California Supreme Court Limits the "Stray Remarks" Doctrine in Discrimination Cases
A former director of operations and director of engineering at Google, Inc. sued the company alleging age discrimination. The trial court granted Google’s motion for summary judgment, finding that plaintiff’s evidence of “stray remarks” by non-decision-makers in support of his discrimination claim were insufficient evidence of discrimination to merit a trial. Under the “stray remarks” doctrine, which is routinely applied to federal discrimination claims, discriminatory remarks made by co-workers or non-decision-makers are not enough to overcome an employer's motion for summary judgment. Courts deem such evidence irrelevant because it is not probative of a discriminatory animus on the part of those actually involved in the decision-making process. The California Court of Appeals reversed, holding the stray remarks admissible as potential evidence of discriminatory animus. The California Supreme Court agreed and rejected strict application of the stray remarks doctrine in California discrimination cases, counter to the doctrine’s wide acceptance in federal courts.
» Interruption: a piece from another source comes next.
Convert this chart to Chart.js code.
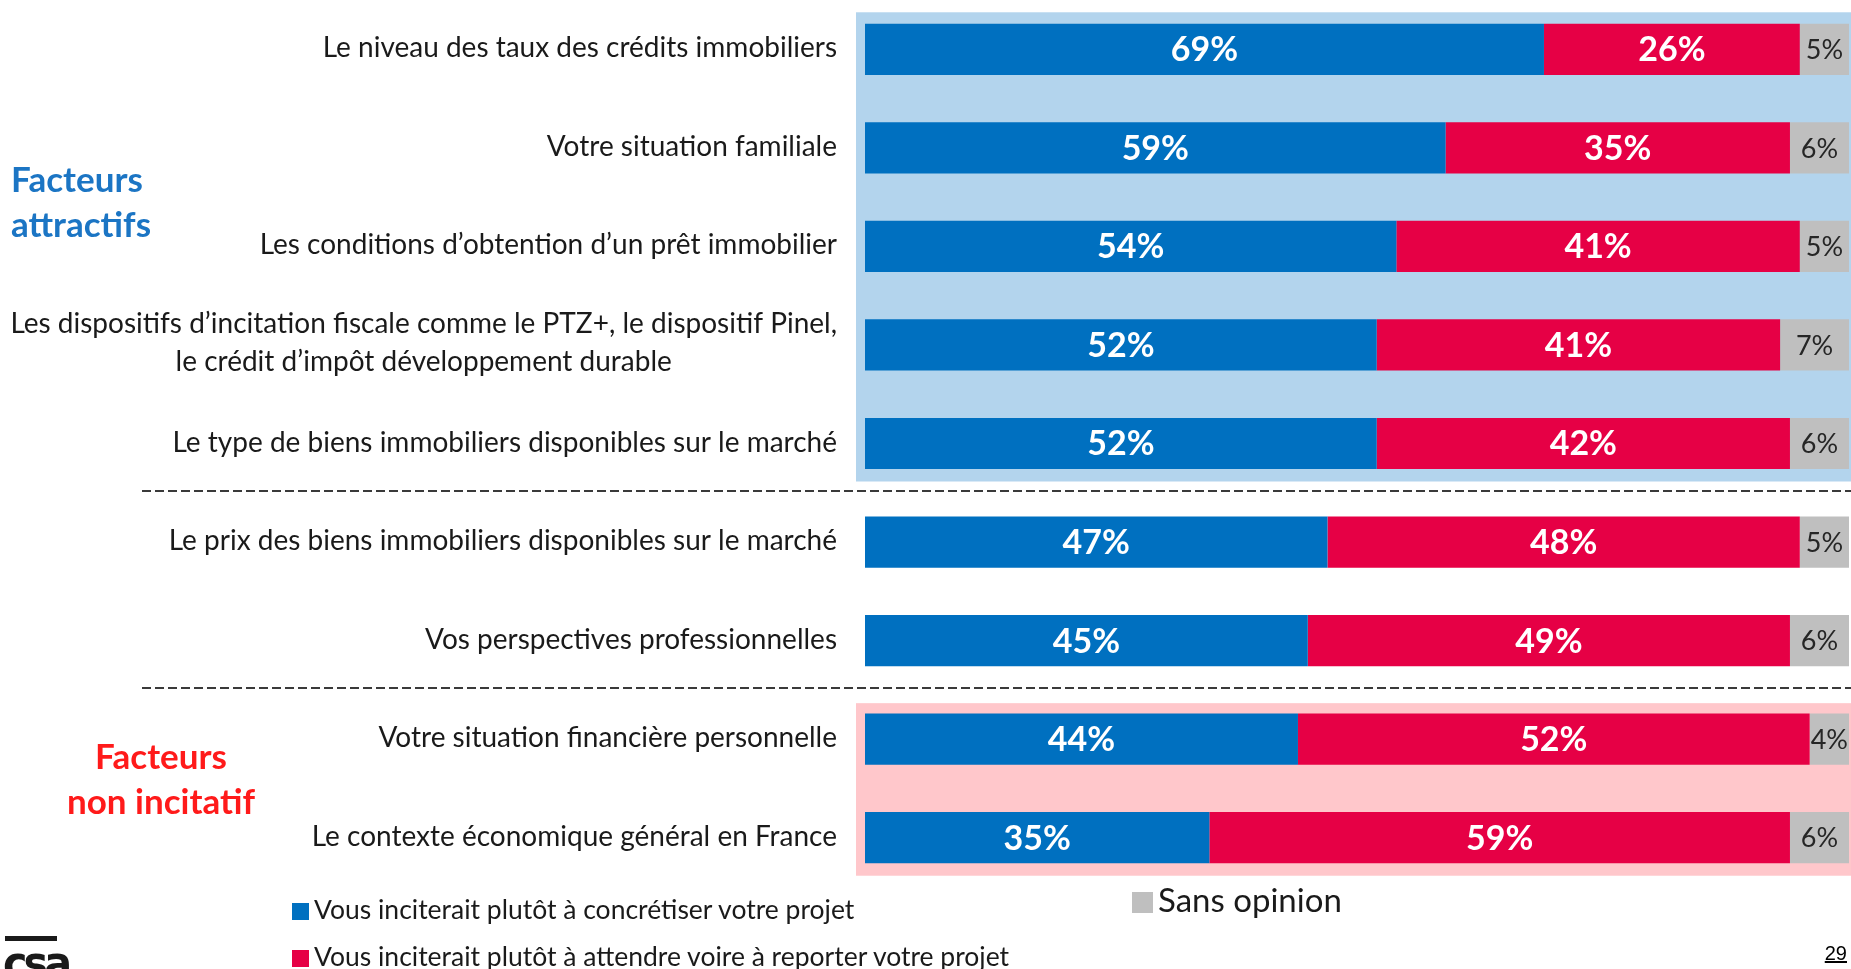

The Supreme Court held that evidence of non-decision-makers’ stray remarks are admissible and must be considered along with the totality of the facts in determining whether the plaintiff has presented sufficient evidence of discrimination to necessitate a trial on the merits. The Court’s holding makes it more difficult for California employers to dispose of cases on summary judgment where the plaintiff’s discrimination claims rest on stray remarks made by non-decision-makers.
Reid v. Google, Inc., No. S158965 (August 5, 2010).